Lower values cast a wider net but may include false positives. Higher values are more conservative but may miss valid matches. The default was raised from 0.3 to 0.7 to reduce spurious suggestions.

Increasing Suggestions

Show more fuzzy match suggestions per name:

# Show top 20 suggestions instead of default 10
launch_taxonomic_match_app(max_suggestions = 20)

You can also adjust this interactively in the Review tab using the slider.

Offline Mode

If you do not have a database connection, click “Use offline (cached backbone)” on the login screen. The app:

  • Downloads and caches the backbone locally on first use
  • Performs string matching entirely in R via stringdist (trigram-Jaccard)
  • Supports auto-matching, fuzzy suggestions, and manual search
  • Hides the Traits Enrichment tab (requires live connection)
  • Displays a “Read-only” badge throughout the session

Function Parameters

launch_taxonomic_match_app(
  data           = NULL,         # Optional: pre-load a data.frame
  name_column    = NULL,         # Optional: pre-select a column name
  language       = c("fr", "en"),# Interface language (default: "fr")
  min_similarity = 0.7,          # Fuzzy match threshold (0-1)
  max_suggestions = 10,          # Max suggestions per unmatched name
  mode           = "interactive",# Review mode ("interactive" or "batch")
  launch.browser = TRUE          # Whether to open app in the browser
)

Troubleshooting

Connection Issues

Problem: “Failed to connect to database”

Solutions:

# Check connection
db_diagnostic()

# Reset credentials if needed
remove_db_credentials()
setup_db_credentials()

Alternatively, use offline mode (click “Use offline (cached backbone)” on the login screen) to work without a live database connection.

No Fuzzy Matches Found

Problem: No suggestions appear for unmatched names

Possible causes: - min_similarity threshold too high - Taxonomic names contain typos or non-standard formatting - Names not present in the taxonomic backbone (e.g., non-African taxa)

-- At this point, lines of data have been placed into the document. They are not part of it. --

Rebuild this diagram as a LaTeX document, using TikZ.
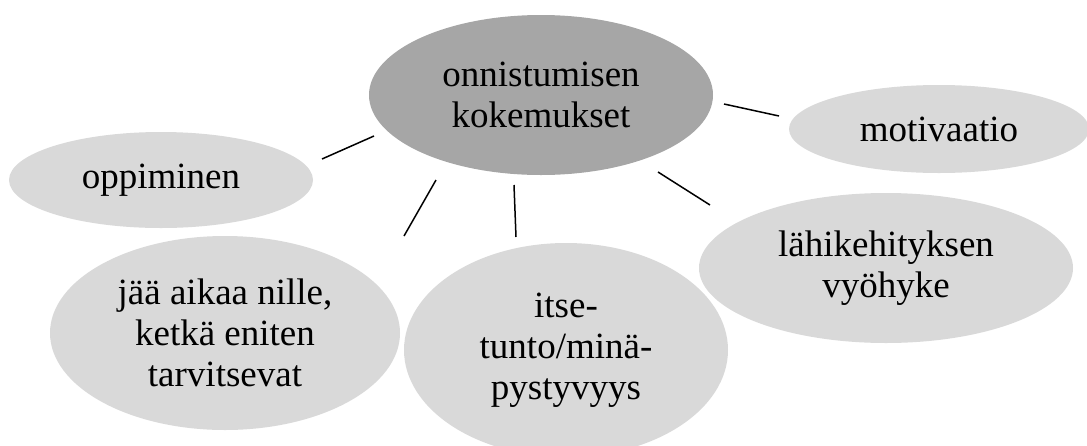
\documentclass[tikz,border=0pt]{standalone}
\usepackage{fontspec}
\setmainfont{Liberation Serif}
\usetikzlibrary{shapes.geometric}
\definecolor{hubgray}{HTML}{A6A6A6}
\definecolor{leafgray}{HTML}{D9D9D9}
\tikzset{
  bubble/.style={ellipse, draw=none, inner sep=0pt, align=center,
    font=\fontsize{37}{41}\selectfont},
  hub/.style={bubble, fill=hubgray},
  leaf/.style={bubble, fill=leafgray},
  spoke/.style={draw=black, line width=1.5pt}
}
\begin{document}
\begin{tikzpicture}[x=1pt,y=-1pt]
\useasboundingbox (0,0) rectangle (1087,445);
\node[hub, minimum width=344pt, minimum height=160pt] (c) at (541,95) {onnistumisen\\kokemukset};
\node[leaf, minimum width=304pt, minimum height=96pt] (opp) at (161,180) {oppiminen};
\node[leaf, minimum width=350pt, minimum height=194pt] (jaa) at (225,333) {jää aikaa nille,\\ketkä eniten\\tarvitsevat};
\node[leaf, minimum width=324pt, minimum height=214pt] (itse) at (566,350) {itse-\\tunto/minä-\\pystyvyys};
\node[leaf, minimum width=374pt, minimum height=150pt] (lahi) at (886,268) {lähikehityksen\\vyöhyke};
\node[leaf, minimum width=300pt, minimum height=88pt] (moti) at (939,129) {motivaatio};
\coordinate (a1) at (374,136); \coordinate (b1) at (322,159);
\coordinate (a2) at (436,180); \coordinate (b2) at (404,236);
\coordinate (a3) at (514,185); \coordinate (b3) at (516,237);
\coordinate (a4) at (658,172); \coordinate (b4) at (710,205);
\coordinate (a5) at (724,104); \coordinate (b5) at (779,116);
\draw[spoke] (a1) -- (b1);
\draw[spoke] (a2) -- (b2);
\draw[spoke] (a3) -- (b3);
\draw[spoke] (a4) -- (b4);
\draw[spoke] (a5) -- (b5);
\end{tikzpicture}
\end{document}
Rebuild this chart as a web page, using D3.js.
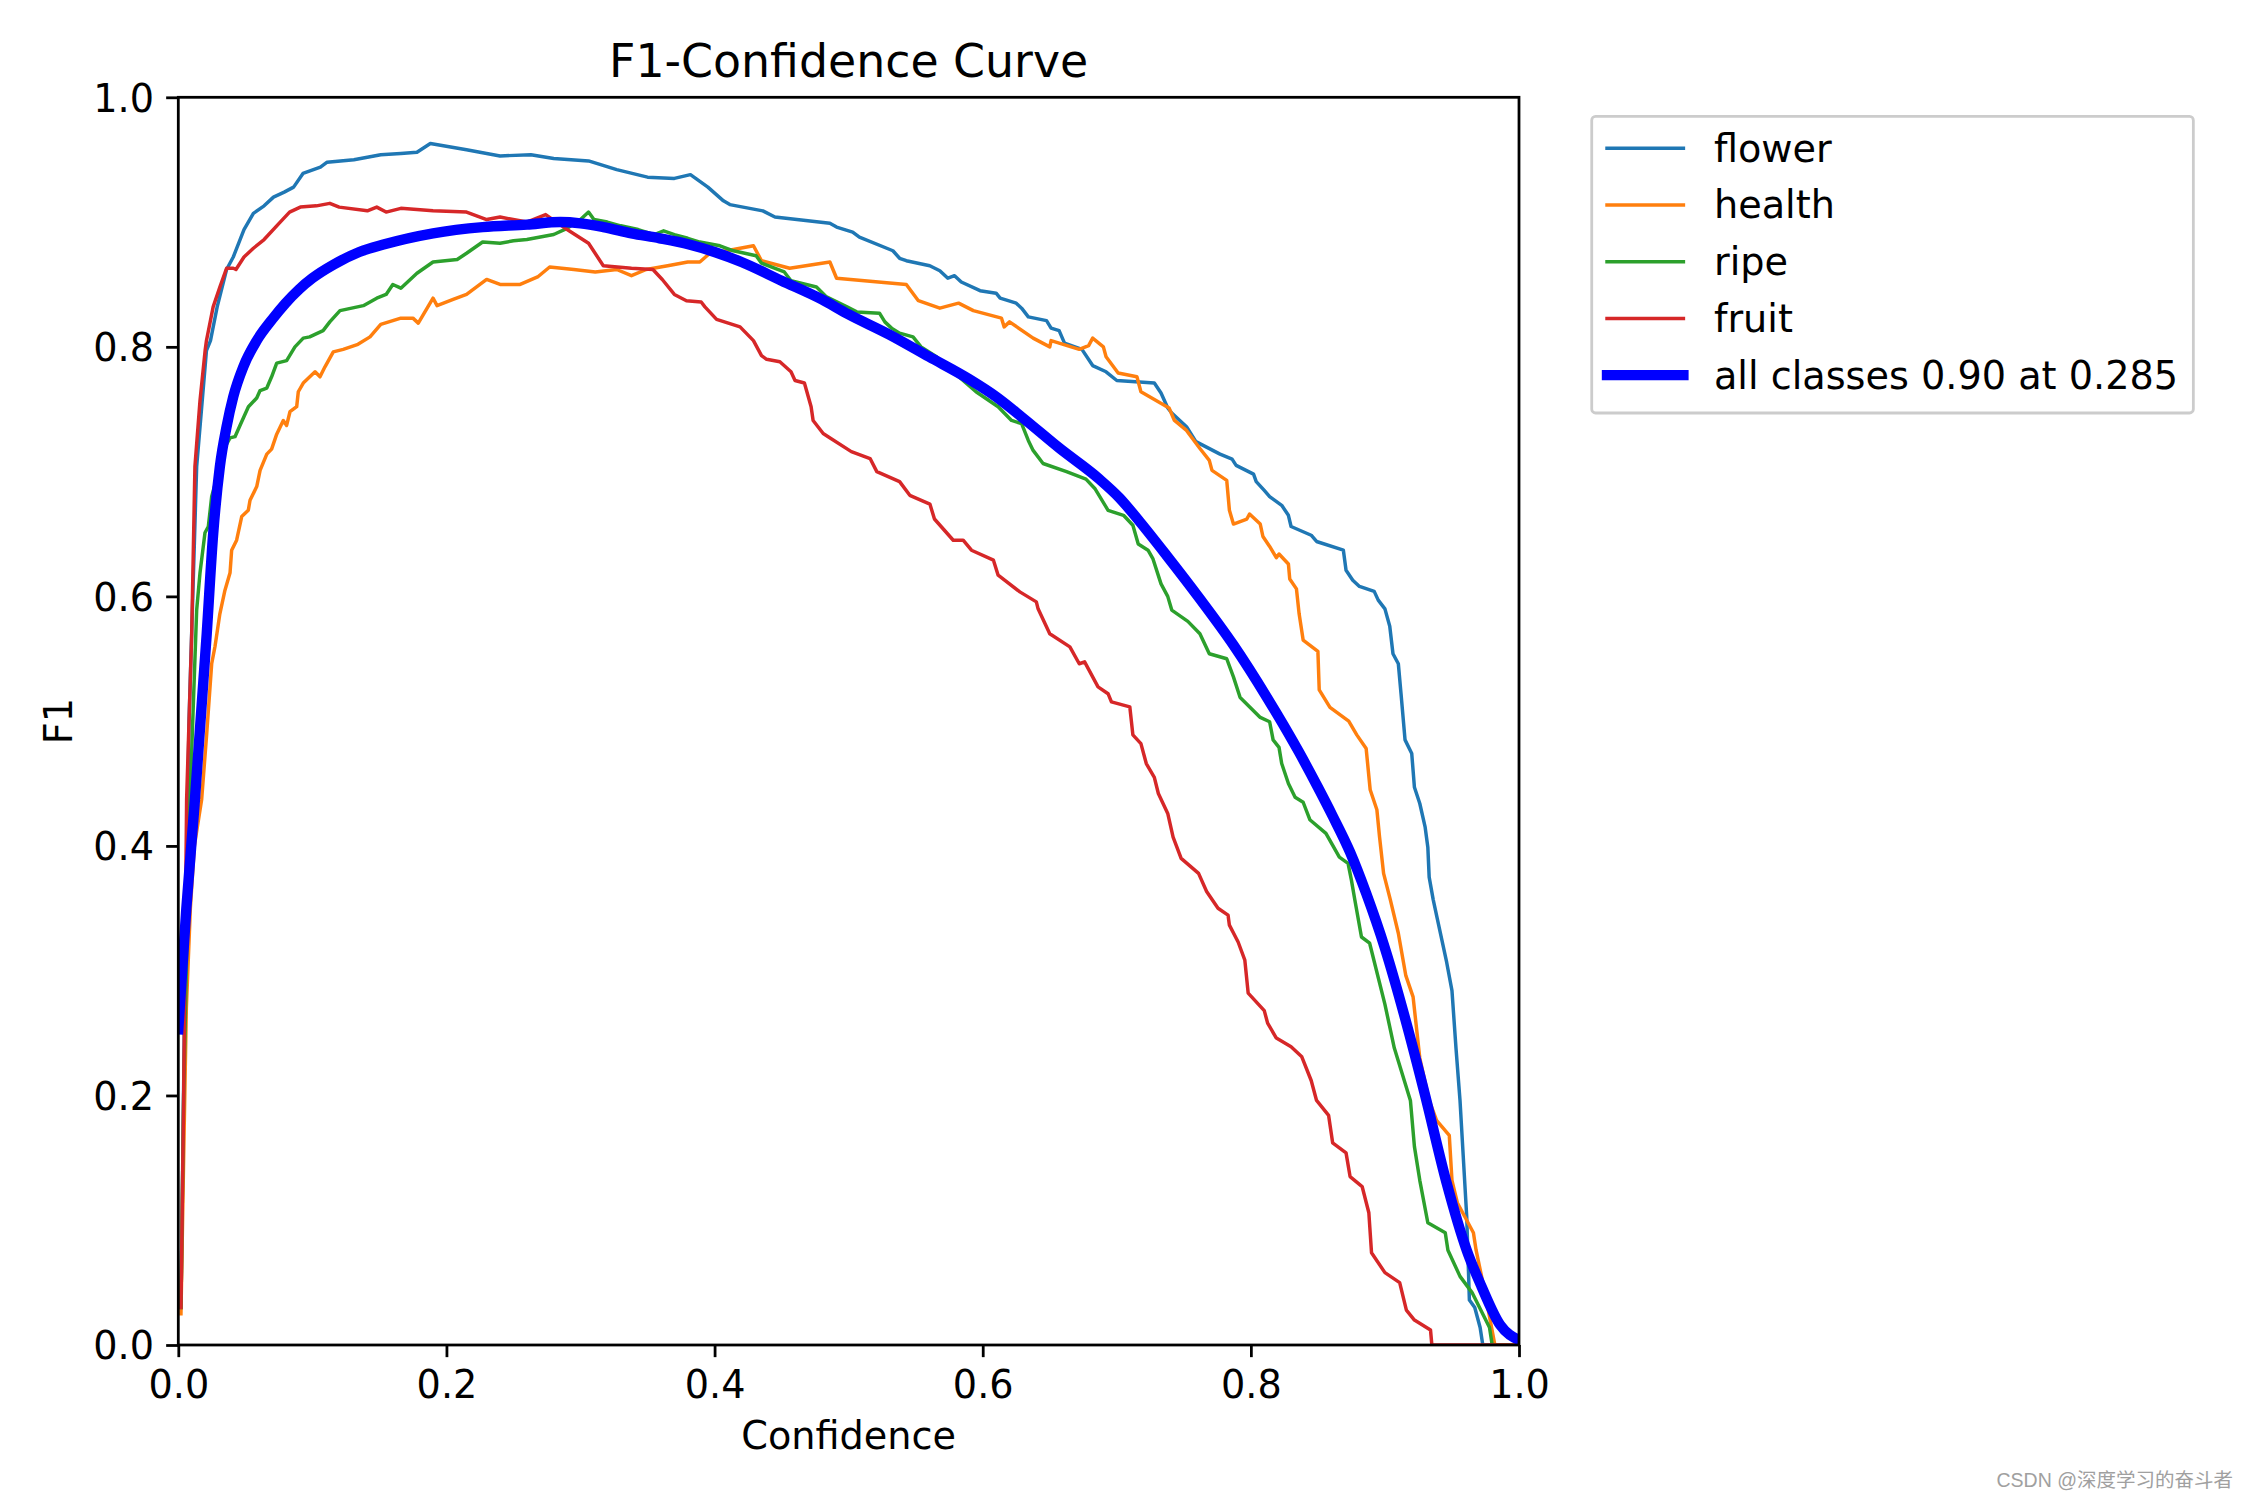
<!DOCTYPE html>
<html>
<head>
<meta charset="utf-8">
<script src="https://cdn.jsdelivr.net/npm/d3@7"></script>
<style>
  html, body { margin: 0; padding: 0; background: #ffffff; }
  svg { display: block; }
</style>
</head>
<body>
<svg id="chart" width="2250" height="1500"></svg>
<script>
// ---------------- DATA ----------------
const chartTitle = "F1-Confidence Curve";
const xLabel = "Confidence";
const yLabel = "F1";
const tickValues = [0, 0.2, 0.4, 0.6, 0.8, 1.0];
const seriesNames = ["flower", "health", "ripe", "fruit", "all classes 0.90 at 0.285"];
const seriesColors = ["#1f77b4", "#ff7f0e", "#2ca02c", "#d62728", "#0000ff"];
const watermark = "CSDN @深度学习的奋斗者";

const flower = [[.002,.03],[.005,.3],[.008,.5],[.0137,.704],[.021,.797],[.024,.805],[.029,.832],[.036,.862],[.041,.872],[.049,.894],[.056,.907],[.064,.913],[.071,.92],[.079,.924],[.086,.928],[.093,.939],[.106,.944],[.111,.948],[.131,.95],[.151,.954],[.166,.955],[.178,.956],[.188,.963],[.215,.958],[.24,.953],[.263,.954],[.28,.951],[.306,.949],[.327,.942],[.35,.936],[.37,.935],[.382,.938],[.395,.928],[.4066,.917],[.4114,.914],[.436,.909],[.445,.904],[.486,.899],[.491,.896],[.503,.892],[.508,.888],[.533,.877],[.538,.871],[.543,.869],[.5605,.865],[.568,.861],[.574,.855],[.579,.857],[.584,.852],[.598,.845],[.61,.843],[.613,.839],[.625,.835],[.629,.831],[.634,.824],[.6476,.821],[.651,.815],[.657,.813],[.661,.803],[.674,.798],[.682,.785],[.692,.78],[.70,.773],[.728,.771],[.733,.763],[.738,.751],[.741,.747],[.752,.736],[.759,.724],[.777,.714],[.786,.71],[.789,.705],[.802,.698],[.804,.692],[.81,.685],[.814,.68],[.823,.673],[.828,.665],[.83,.656],[.845,.649],[.849,.644],[.869,.637],[.871,.621],[.876,.613],[.881,.608],[.892,.604],[.895,.597],[.90,.59],[.9036,.576],[.906,.554],[.91,.546],[.912,.522],[.915,.485],[.92,.474],[.922,.447],[.926,.434],[.93,.415],[.932,.399],[.933,.375],[.936,.357],[.939,.342],[.946,.307],[.95,.284],[.953,.238],[.956,.196],[.961,.103],[.963,.036],[.967,.03],[.971,.014],[.973,0],[1,0]];

const health = [[.002,.025],[.004,.15],[.006,.27],[.009,.35],[.012,.4],[.0174,.437],[.0212,.49],[.0249,.546],[.0274,.56],[.031,.586],[.0348,.605],[.0386,.619],[.0398,.637],[.0435,.645],[.0473,.664],[.0522,.669],[.0535,.677],[.0585,.688],[.061,.701],[.066,.714],[.0696,.718],[.0734,.73],[.0783,.741],[.0808,.737],[.0833,.748],[.0883,.752],[.0895,.764],[.0932,.771],[.102,.78],[.1057,.776],[.1094,.784],[.1156,.796],[.123,.798],[.134,.802],[.143,.808],[.151,.818],[.166,.823],[.175,.823],[.179,.819],[.19,.839],[.193,.833],[.205,.838],[.215,.842],[.23,.854],[.24,.85],[.255,.85],[.268,.856],[.277,.864],[.295,.862],[.311,.86],[.327,.862],[.338,.857],[.349,.862],[.365,.865],[.38,.868],[.389,.868],[.3965,.875],[.409,.877],[.429,.881],[.435,.869],[.456,.863],[.486,.868],[.491,.855],[.543,.85],[.552,.837],[.568,.831],[.582,.835],[.593,.829],[.614,.823],[.616,.816],[.62,.82],[.6376,.807],[.65,.80],[.651,.805],[.672,.798],[.679,.801],[.682,.807],[.69,.80],[.692,.792],[.701,.779],[.715,.776],[.718,.764],[.739,.751],[.743,.741],[.752,.733],[.762,.7185],[.769,.709],[.771,.701],[.782,.693],[.784,.669],[.787,.658],[.797,.662],[.799,.666],[.807,.658],[.809,.648],[.814,.64],[.819,.631],[.821,.634],[.828,.626],[.829,.614],[.834,.606],[.836,.586],[.839,.565],[.85,.556],[.851,.525],[.859,.511],[.873,.50],[.879,.489],[.886,.478],[.889,.445],[.894,.429],[.896,.407],[.899,.378],[.904,.357],[.91,.33],[.9156,.296],[.921,.279],[.926,.23],[.933,.196],[.9385,.18],[.948,.168],[.95,.132],[.954,.114],[.966,.09],[.968,.076],[.975,.04],[.982,0],[1,0]];

const ripe = [[.002,.03],[.004,.2],[.0087,.437],[.0137,.589],[.0162,.619],[.0199,.651],[.0224,.656],[.0249,.68],[.03,.70],[.035,.72],[.0386,.727],[.0423,.728],[.046,.737],[.0523,.752],[.0585,.759],[.061,.765],[.066,.767],[.0696,.776],[.0734,.787],[.0808,.789],[.087,.80],[.0932,.807],[.098,.808],[.108,.813],[.113,.82],[.1206,.829],[.138,.833],[.148,.839],[.155,.842],[.16,.85],[.166,.847],[.178,.859],[.19,.868],[.208,.87],[.215,.875],[.227,.884],[.24,.883],[.25,.885],[.26,.886],[.27,.888],[.28,.89],[.29,.895],[.3,.902],[.306,.908],[.31,.902],[.32,.9],[.33,.897],[.343,.894],[.355,.89],[.362,.893],[.37,.89],[.38,.887],[.389,.884],[.404,.881],[.414,.877],[.431,.873],[.435,.867],[.452,.86],[.457,.853],[.476,.848],[.4835,.84],[.498,.8325],[.506,.828],[.523,.827],[.527,.82],[.532,.815],[.538,.811],[.548,.808],[.554,.80],[.5655,.792],[.58,.778],[.595,.764],[.6115,.752],[.6215,.741],[.629,.7385],[.634,.725],[.6376,.717],[.645,.7065],[.6625,.70],[.677,.694],[.6836,.6865],[.6935,.669],[.705,.665],[.712,.657],[.716,.642],[.7233,.637],[.727,.63],[.733,.61],[.738,.60],[.741,.589],[.753,.58],[.762,.57],[.769,.554],[.782,.55],[.787,.5355],[.792,.519],[.807,.503],[.814,.4995],[.8166,.485],[.821,.479],[.823,.466],[.828,.45],[.833,.439],[.839,.435],[.844,.421],[.856,.41],[.866,.391],[.8725,.386],[.875,.3726],[.8775,.357],[.8825,.327],[.8886,.322],[.90,.273],[.907,.238],[.919,.196],[.922,.159],[.926,.132],[.932,.098],[.945,.09],[.947,.076],[.956,.055],[.965,.042],[.978,.014],[.98,0],[1,0]];

const fruit = [[.002,.03],[.004,.2],[.0062,.437],[.01,.57],[.0124,.704],[.0162,.757],[.02,.797],[.021,.805],[.026,.832],[.031,.848],[.036,.863],[.041,.863],[.043,.862],[.049,.872],[.056,.879],[.064,.886],[.076,.9],[.083,.908],[.091,.912],[.103,.913],[.113,.915],[.12,.912],[.141,.909],[.148,.912],[.155,.908],[.166,.911],[.19,.909],[.215,.908],[.23,.902],[.24,.904],[.26,.90],[.274,.906],[.29,.894],[.306,.883],[.317,.865],[.338,.863],[.354,.862],[.361,.854],[.37,.842],[.379,.837],[.39,.836],[.3928,.832],[.4015,.822],[.419,.816],[.429,.805],[.435,.793],[.4388,.79],[.4487,.788],[.457,.78],[.46,.773],[.467,.771],[.472,.752],[.4735,.741],[.481,.7305],[.4847,.728],[.502,.716],[.516,.7105],[.521,.70],[.538,.692],[.5456,.681],[.5606,.674],[.564,.662],[.578,.645],[.5854,.645],[.5916,.637],[.608,.629],[.6115,.617],[.6277,.6036],[.64,.5956],[.6413,.59],[.65,.57],[.665,.5595],[.672,.546],[.676,.5475],[.686,.5275],[.6935,.522],[.696,.5155],[.7097,.5115],[.712,.489],[.718,.482],[.722,.466],[.728,.455],[.731,.442],[.738,.426],[.742,.407],[.748,.39],[.761,.378],[.767,.3635],[.7755,.35],[.783,.3445],[.784,.3365],[.7905,.323],[.7955,.3085],[.798,.282],[.81,.268],[.8125,.258],[.819,.246],[.83,.239],[.838,.231],[.845,.212],[.849,.196],[.858,.184],[.861,.162],[.871,.154],[.874,.135],[.883,.127],[.888,.106],[.89,.074],[.9,.058],[.911,.05],[.916,.028],[.922,.02],[.934,.012],[.935,0],[1,0]];

const allClasses = [[0,.253],[.006,.35],[.0124,.437],[.0212,.57],[.026,.65],[.031,.704],[.036,.736],[.041,.76],[.0485,.784],[.0585,.805],[.07,.822],[.08,.835],[.09,.846],[.1,.855],[.116,.866],[.135,.876],[.153,.882],[.19,.891],[.227,.896],[.26,.898],[.285,.90],[.3,.899],[.317,.896],[.338,.891],[.359,.887],[.381,.882],[.4,.876],[.42,.868],[.45,.853],[.48,.838],[.5,.826],[.53,.81],[.56,.792],[.59,.774],[.61,.76],[.63,.743],[.657,.719],[.687,.694],[.702,.679],[.717,.66],[.737,.633],[.762,.598],[.787,.561],[.812,.519],[.836,.475],[.85,.447],[.861,.424],[.874,.395],[.886,.362],[.9,.318],[.915,.262],[.93,.2],[.946,.13],[.961,.076],[.972,.047],[.986,.016],[1.0,.004]];

// ---------------- LAYOUT ----------------
const W = 2250, H = 1500;
const box = { left: 178.3, right: 1519, top: 97.3, bottom: 1345 };
const FONT = "'DejaVu Sans', 'Liberation Sans', sans-serif";
const fs = 38.2;           // 11pt at 250 dpi
const titleFs = 45.8;      // 13.2pt
const thin = 3.47, thick = 10.4, spineW = 2.78, tickLen = 12.15, tickPad = 12.15;

const svg = d3.select("#chart");
svg.append("rect").attr("width", W).attr("height", H).attr("fill", "#ffffff");

const x = d3.scaleLinear().domain([0, 1]).range([box.left, box.right]);
const y = d3.scaleLinear().domain([0, 1]).range([box.bottom, box.top]);

// clip
svg.append("defs").append("clipPath").attr("id", "clip")
  .append("rect").attr("x", box.left).attr("y", box.top)
  .attr("width", box.right - box.left).attr("height", box.bottom - box.top);

// lines
const line = d3.line().x(d => x(d[0])).y(d => y(d[1])).curve(d3.curveLinear);
const smooth = d3.line().x(d => x(d[0])).y(d => y(d[1])).curve(d3.curveMonotoneX);
const plotG = svg.append("g").attr("clip-path", "url(#clip)");
const thinSeries = [flower, health, ripe, fruit];
thinSeries.forEach((s, i) => {
  plotG.append("path").datum(s).attr("d", line)
    .attr("fill", "none").attr("stroke", seriesColors[i])
    .attr("stroke-width", thin).attr("stroke-linejoin", "round").attr("stroke-linecap", "square");
});
plotG.append("path").datum(allClasses).attr("d", smooth)
  .attr("fill", "none").attr("stroke", seriesColors[4])
  .attr("stroke-width", thick).attr("stroke-linejoin", "round").attr("stroke-linecap", "square");

// axes
const fmt = d3.format(".1f");
const xAxis = svg.append("g").attr("transform", `translate(0,${box.bottom})`)
  .call(d3.axisBottom(x).tickValues(tickValues).tickFormat(fmt).tickSize(tickLen).tickPadding(tickPad));
const yAxis = svg.append("g").attr("transform", `translate(${box.left},0)`)
  .call(d3.axisLeft(y).tickValues(tickValues).tickFormat(fmt).tickSize(tickLen).tickPadding(tickPad));
[xAxis, yAxis].forEach(g => {
  g.select(".domain").remove();
  g.selectAll(".tick line").attr("stroke", "#000").attr("stroke-width", spineW);
  g.selectAll(".tick text").attr("fill", "#000").style("font-family", FONT).style("font-size", fs + "px");
});
xAxis.selectAll(".tick text").attr("dy", "0.76em");
yAxis.selectAll(".tick text").attr("dy", "0.365em");

// frame
svg.append("rect").attr("x", box.left).attr("y", box.top)
  .attr("width", box.right - box.left).attr("height", box.bottom - box.top)
  .attr("fill", "none").attr("stroke", "#000").attr("stroke-width", spineW)
  .attr("stroke-linejoin", "miter");

// title & labels
const cx = (box.left + box.right) / 2;
svg.append("text").attr("x", cx).attr("y", 76.7).attr("text-anchor", "middle")
  .style("font-family", FONT).style("font-size", titleFs + "px").attr("fill", "#000").text(chartTitle);
svg.append("text").attr("x", cx).attr("y", 1449).attr("text-anchor", "middle")
  .style("font-family", FONT).style("font-size", fs + "px").attr("fill", "#000").text(xLabel);
svg.append("text").attr("transform", `translate(72,${(box.top + box.bottom) / 2}) rotate(-90)`)
  .attr("text-anchor", "middle")
  .style("font-family", FONT).style("font-size", fs + "px").attr("fill", "#000").text(yLabel);

// legend
const legLeft = box.right + 0.04 * (box.right - box.left) + 0.5 * fs;
const legTop = box.top + 0.5 * fs;
const rowStep = 56.7;
const firstLineY = 148.3;
const handleX0 = legLeft + 0.4 * fs, handleX1 = handleX0 + 2.0 * fs;
const textX = handleX1 + 0.8 * fs;
const legG = svg.append("g");
const frame = legG.append("rect");
const texts = [];
seriesNames.forEach((name, i) => {
  const ly = firstLineY + i * rowStep;
  legG.append("line").attr("x1", handleX0).attr("x2", handleX1).attr("y1", ly).attr("y2", ly)
    .attr("stroke", seriesColors[i]).attr("stroke-width", i === 4 ? thick : thin).attr("stroke-linecap", "square");
  texts.push(legG.append("text").attr("x", textX).attr("y", ly + 13.4)
    .style("font-family", FONT).style("font-size", fs + "px").attr("fill", "#000").text(name));
});
let maxW = 0;
texts.forEach(t => { maxW = Math.max(maxW, t.node().getComputedTextLength()); });
const legRight = textX + maxW + 0.4 * fs;
const legBottom = 413;
frame.attr("x", legLeft).attr("y", legTop).attr("width", legRight - legLeft).attr("height", legBottom - legTop)
  .attr("rx", 0.2 * fs * 0.5).attr("ry", 0.2 * fs * 0.5)
  .attr("fill", "#ffffff").attr("fill-opacity", 0.8)
  .attr("stroke", "#cccccc").attr("stroke-width", spineW);

// watermark
svg.append("text").attr("x", 2233).attr("y", 1487).attr("text-anchor", "end")
  .style("font-family", "'Liberation Sans', Arial, 'Noto Sans CJK SC', sans-serif")
  .style("font-size", "19.5px").attr("fill", "#a0a0a0").text(watermark);
</script>
</body>
</html>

Solutions: - Lower min_similarity: launch_taxonomic_match_app(min_similarity = 0.5) - Use the taxonomic level filter to search at genus or family level - Clean input names (remove extra spaces, fix obvious typos) - Verify names are African taxa

Slow Matching Performance

Problem: Matching takes very long for large datasets

Solutions: - Enable offline mode: matching runs locally via stringdist without database round-trips - Use batch processing instead: match_taxonomic_names() for programmatic workflows - Process data in chunks (split large datasets)

When to Use the App vs. Programmatic Approach

Use the Shiny App when:

  • Exploring data interactively
  • You prefer visual interfaces
  • Dataset is small to medium size (<5,000 rows)
  • Need to manually review uncertain matches
  • Learning the matching process

Use match_taxonomic_names() when:

  • Processing large datasets (>5,000 rows)
  • Automating workflows in scripts
  • Integrating with data pipelines
  • Reproducibility is critical (NEVER REMOVE THE COLUMN THAT CONTAINS THE ORIGINAL NAME)
  • Batch processing multiple files

Example programmatic approach:

# Load data
my_data <- read.csv("tree_inventory.csv")

# Match names
matched <- match_taxonomic_names(
  names = my_data$species_name,
  min_similarity = 0.7
)

# Merge back with original data
result <- cbind(my_data, matched)

# Export
write.csv(result, "standardized_inventory.csv", row.names = FALSE)

See Also

Tips for Best Results

  1. Clean your data first: Remove obvious typos, extra whitespace, and special characters
  2. Understand your data: Know which taxonomic groups are in your dataset
  3. Use multi-column mode: If you have separate genus/species/family columns, combine them for better matching
  4. Filter by taxonomic level: Use the level filter in the Review tab to find genus or family matches
  5. Review match scores: Don’t blindly accept low-similarity matches (<0.6)
  6. Use checkpoint/resume: The app saves your progress automatically — if you close the browser tab, you can pick up where you left off
  7. Document parameters: Note which min_similarity value you used for reproducibility
  8. Cite data sources: Check the Data Sources panel in the Traits tab for citations to include in your methods

Example Workflow

Here’s a complete workflow from start to finish:

# 1. Load your data
trees <- read.csv("forest_inventory.csv")
# Columns: plot_id, tree_number, species_name, dbh, height

# 2. Launch app with data
launch_taxonomic_match_app(
  data = trees,
  name_column = "species_name",
  language = "en",
  min_similarity = 0.7
)

# 3. In the app:
#    - Authenticate (or choose offline mode)
#    - Review automatic matches in the Auto Match tab
#    - Use the Review tab to resolve unmatched names
#    - Optionally enable WCVP output via the sidebar checkbox
#    - Optionally enrich with traits in the Traits Enrichment tab
#      (check the Data Sources panel for citations)
#    - Export as "forest_inventory_standardized.xlsx"

# 4. Continue analysis with standardized data
standardized <- readxl::read_excel("forest_inventory_standardized.xlsx")

# Now you have clean taxonomic IDs for further analysis!

This workflow ensures your taxonomic data is standardized and ready for downstream analyses like diversity metrics, trait-based analyses, or database integration.